MONTAGNE: So, I'm wondering how you envisioned, say, Argentina and Afghanistan and Cameroon. How do you see the play being performed?

DROMGOOLE: We're going to be very free and open. The set is basically the suitcases that the whole thing travels around in, so it spills out of its own suitcases. And, you know, we're going to be playing in some very prestigious national theaters in some countries, but we're also going to be playing on beaches on Pacific islands. The idea is that it's infinitely adaptable to wherever we want to put it up.

MONTAGNE: You've got two years ahead of you, and there is no way of knowing exactly where complicated political situations will exist as you pass through the world. I mean, Ukraine is a very new event. Syria has become an old one - the terrible war there. What are you doing about, say, finding yourself in the middle of something like the Central African Republic?
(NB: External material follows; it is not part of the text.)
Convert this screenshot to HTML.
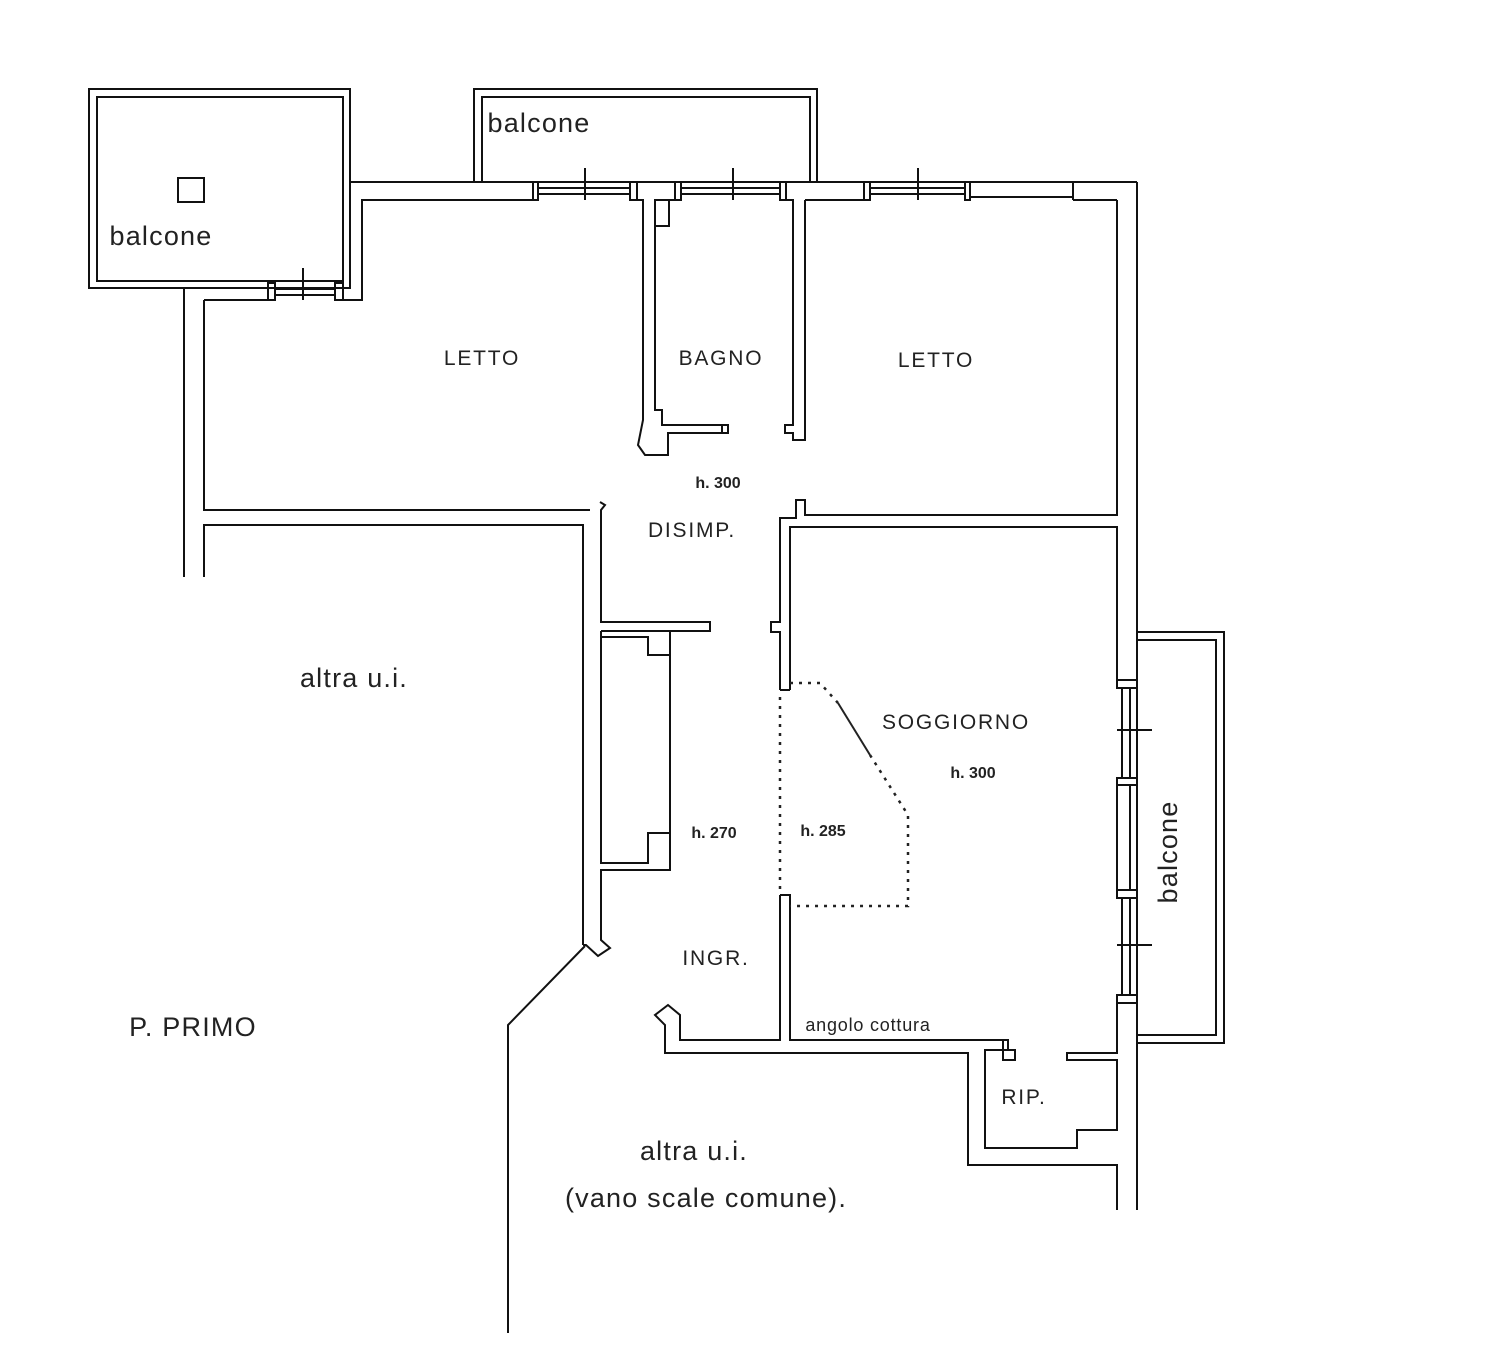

DROMGOOLE: We monitor as many different situations as we can, very closely. I think that when we get into Central African Republic, we're probably going to be working very closely with NGOs and with organizations that are there working in refugee camps, and that might be our best way, you know, our best way of getting in there and putting the play in that sort of environment. We're going to Kiev, and we're playing there the night before their elections, in about four or five weeks time, and we're hugely looking forward to that, you know, it's exciting. That's the place where theater matters and is important.

MONTAGNE: Well, is there one moment, one thing that is said, you know, in "Hamlet," that you can imagine hitting all of these different audiences equally profoundly?

DROMGOOLE: Well, you know, Hamlet says that time is out of joint. Hamlet is restless, dissatisfied, out of place in his own world. His sensibility is different from the world around him. And he's become an iconic figure for anyone who feels that they are out of place in their own world. You know, in England, it still speaks to people who are restless and dissatisfied with the world they're in, and hopefully it will speak in the same way to people anywhere.

MONTAGNE: Dominic Dromgoole, thank you very much for joining us.

DROMGOOLE: Pleasure.

MONTAGNE: Dominic Dromgoole, artistic director of Shakespeare's Globe Theater. And the traveling troupe's final performance two years from now: in Elsinore, the home of Hamlet, prince of Denmark.